Harlem Shuffle by Colson Whitehead 2021

Colson Whitehead, a 1991 graduate of Harvard, has written 8 novels and at the age of 52 has accumulated an impressive list of awards: National Book Award and a Pulitzer Prize for the Underground Railroad, another Pulitzer Prize for The Nickel Boys, a Whiting Award, and a MacArthur fellowship.  He also writes a column for the New York Times and has taught at an intriguing variety of universities including U. of Wyoming!

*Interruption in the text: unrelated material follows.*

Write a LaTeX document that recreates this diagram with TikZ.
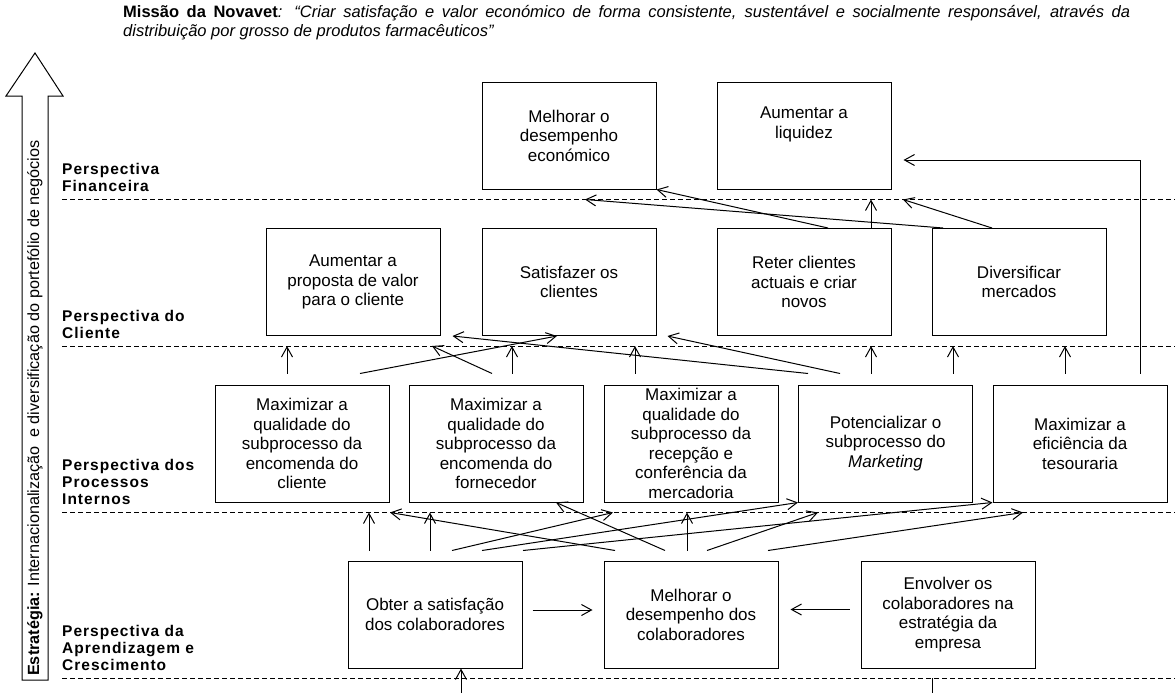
\documentclass[tikz,border=0pt]{standalone}
\usepackage{fontspec}
\setmainfont{Liberation Sans}
\newfontfamily\perspfont[LetterSpace=6.5]{Liberation Sans}
\usetikzlibrary{arrows.meta}
\tikzset{
  obj/.style={draw, line width=1pt, minimum width=174pt, minimum height=107pt, inner sep=0pt, align=center, font=\fontsize{17}{19.5}\selectfont},
  proc/.style={obj, minimum height=117pt},
  persp/.style={anchor=south west, inner sep=0pt, align=left, font=\perspfont\bfseries\fontsize{15.5}{17}\selectfont},
  arr/.style={line width=1pt, -{Straight Barb[length=10pt,width=11pt,line width=1pt]}},
  sep/.style={dashed, dash pattern=on 5pt off 3pt, line width=1pt}
}
\begin{document}
\begin{tikzpicture}[x=1pt,y=1pt]
\useasboundingbox (0,0) rectangle (1175,-693);
\node[anchor=base west, inner sep=0pt, font=\fontsize{16.5}{19}\selectfont] (missao) at (123,-18) {\makebox[1007pt][s]{\textbf{Missão da Novavet}\textit{: “Criar satisfação e valor económico de forma consistente, sustentável e socialmente responsável, através da}}};
\node[anchor=base west, inner sep=0pt, font=\fontsize{16.5}{19}\selectfont] (missao2) at (123,-37) {\textit{distribuição por grosso de produtos farmacêuticos”}};
\draw[line width=1pt] (22,-680) -- (22,-96) -- (6,-96) -- (35,-53) -- (63,-96) -- (48,-96) -- (48,-680) -- cycle;
\node[rotate=90, anchor=west, inner sep=0pt, font=\fontsize{16.2}{19}\selectfont] (estrat) at (35,-676) {\textbf{Estratégia:} Internacionalização\ \ e diversificação do portefólio de negócios};
\foreach \d in {199,346,512,678}
  \draw[sep] (62,-\d) -- (1175,-\d);
\node[persp] (lfin) at (62,-192) {Perspectiva\\Financeira};
\node[persp] (lcli) at (62,-339) {Perspectiva do\\Cliente};
\node[persp] (lproc) at (62,-505) {Perspectiva dos\\Processos\\Internos};
\node[persp] (lapr) at (62,-671) {Perspectiva da\\Aprendizagem e\\Crescimento};
\node[obj] (f1) at (569,-135.5) {Melhorar o\\desempenho\\económico};
\node[obj] (f2) at (804,-135.5) {Aumentar a\\liquidez\\\strut};
\node[obj] (c1) at (353,-282) {Aumentar a\\proposta de valor\\para o cliente};
\node[obj] (c2) at (569,-282) {Satisfazer os\\clientes};
\node[obj] (c3) at (804,-282) {Reter clientes\\actuais e criar\\novos};
\node[obj] (c4) at (1019,-282) {Diversificar\\mercados};
\node[proc] (p1) at (302,-443.5) {Maximizar a\\qualidade do\\subprocesso da\\encomenda do\\cliente};
\node[proc] (p2) at (496,-443.5) {Maximizar a\\qualidade do\\subprocesso da\\encomenda do\\fornecedor};
\node[proc] (p3) at (691,-443.5) {Maximizar a\\qualidade do\\subprocesso da\\recepção e\\conferência da\\mercadoria};
\node[proc] (p4) at (885.5,-443.5) {Potencializar o\\subprocesso do\\\textit{Marketing}};
\node[proc] (p5) at (1080,-443.5) {Maximizar a\\eficiência da\\tesouraria};
\node[obj] (a1) at (435,-614.5) {Obter a satisfação\\dos colaboradores};
\node[obj] (a2) at (691,-614.5) {Melhorar o\\desempenho dos\\colaboradores};
\node[obj] (a3) at (948,-614.5) {Envolver os\\colaboradores na\\estratégia da\\empresa};
\draw[arr] ([xshift=24pt]c3.north) -- (f1.south east);
\draw[arr] ([xshift=-76pt]c4.north) -- ([xshift=16pt,yshift=-10pt]f1.south);
\draw[arr] ([xshift=67pt]c3.north) -- ([xshift=67pt,yshift=-10pt]f2.south);
\draw[arr] ([xshift=-27pt]c4.north) -- ([xshift=99pt,yshift=-10pt]f2.south);
\draw[arr] ([xshift=60pt,yshift=11pt]p5.north) |- ([xshift=12pt,yshift=-24.5pt]f2.east);
\draw[arr] ([xshift=-15pt,yshift=11pt]p1.north) -- ([xshift=-66pt,yshift=-10pt]c1.south);
\draw[arr] ([xshift=58pt,yshift=11pt]p1.north) -- ([xshift=-12pt]c2.south);
\draw[arr] ([xshift=-4pt,yshift=11pt]p2.north) -- ([xshift=79pt,yshift=-10pt]c1.south);
\draw[arr] ([xshift=16pt,yshift=11pt]p2.north) -- ([xshift=-57pt,yshift=-10pt]c2.south);
\draw[arr] ([xshift=-56pt,yshift=11pt]p3.north) -- ([xshift=66pt,yshift=-10pt]c2.south);
\draw[arr] ([xshift=-77.5pt,yshift=11pt]p4.north) -- ([xshift=12pt]c1.south east);
\draw[arr] ([xshift=-45.5pt,yshift=11pt]p4.north) -- ([xshift=11pt]c2.south east);
\draw[arr] ([xshift=-14.5pt,yshift=11pt]p4.north) -- ([xshift=67pt,yshift=-10pt]c3.south);
\draw[arr] ([xshift=67.5pt,yshift=11pt]p4.north) -- ([xshift=-66pt,yshift=-10pt]c4.south);
\draw[arr] ([xshift=-15pt,yshift=11pt]p5.north) -- ([xshift=46pt,yshift=-10pt]c4.south);
\draw[arr] ([xshift=-66pt,yshift=10pt]a1.north) -- ([xshift=67pt,yshift=-10pt]p1.south);
\draw[arr] ([xshift=-5pt,yshift=10pt]a1.north) -- ([xshift=-66pt,yshift=-10pt]p2.south);
\draw[arr] ([xshift=17pt,yshift=10pt]a1.north) -- ([xshift=-78pt,yshift=-10pt]p3.south);
\draw[arr] ([xshift=47pt,yshift=10pt]a1.north) -- (p4.south west);
\draw[arr] ([xshift=88pt,yshift=10pt]a1.north) -- (p5.south west);
\draw[arr] ([xshift=-76pt,yshift=10pt]a2.north) -- ([xshift=88pt,yshift=-10pt]p1.south);
\draw[arr] ([xshift=-26pt,yshift=10pt]a2.north) -- ([xshift=60pt]p2.south);
\draw[arr] ([xshift=-4pt,yshift=10pt]a2.north) -- ([xshift=-4pt,yshift=-10pt]p3.south);
\draw[arr] ([xshift=16pt,yshift=10pt]a2.north) -- ([xshift=-67.5pt,yshift=-10pt]p4.south);
\draw[arr] ([xshift=77pt,yshift=10pt]a2.north) -- ([xshift=-57pt,yshift=-10pt]p5.south);
\draw[arr] ([xshift=10pt,yshift=4.5pt]a1.east) -- ([xshift=-11pt,yshift=4.5pt]a2.west);
\draw[arr] ([xshift=-11pt,yshift=5pt]a3.west) -- ([xshift=12pt,yshift=5pt]a2.east);
\coordinate (bin) at (461,-693);
\draw[arr] (bin) -- ([xshift=26pt]a1.south);
\coordinate (bout) at (932,-693);
\coordinate (bouttop) at (932,-678);
\draw[line width=1pt] (bout) -- (bouttop);
\end{tikzpicture}
\end{document}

This book, as expected from his resume, is quite wonderful.  Written in the noir style of Raymond Chandler’s hard-bitten private eyes but with the literary depth of a Bellow, Mailer, or Roth, it’s a terrific tale about a man living in 1959-1964 Harlem trying to make a living from a furniture store while earning much needed cash as a fence.  He has a family whom he loves and seeks to protect while he battles his background of crime, poverty, and motherlessness.  The character, Raymond Carney is wonderfully wrought and as a sign of how good this novel is, I couldn’t keep his situation out of my mind over the week in which I read this book.  Other characters are just as vivid: cousin Freddie, Aunt Millie, the downtown jewel fence Moskowitz, the heavy protection criminal Pepper, the Van Wyck’s, and on and on—-a simply wonderful cast of characters.

A fine read and a good reason to keep reading Whitehead’s oeuvre.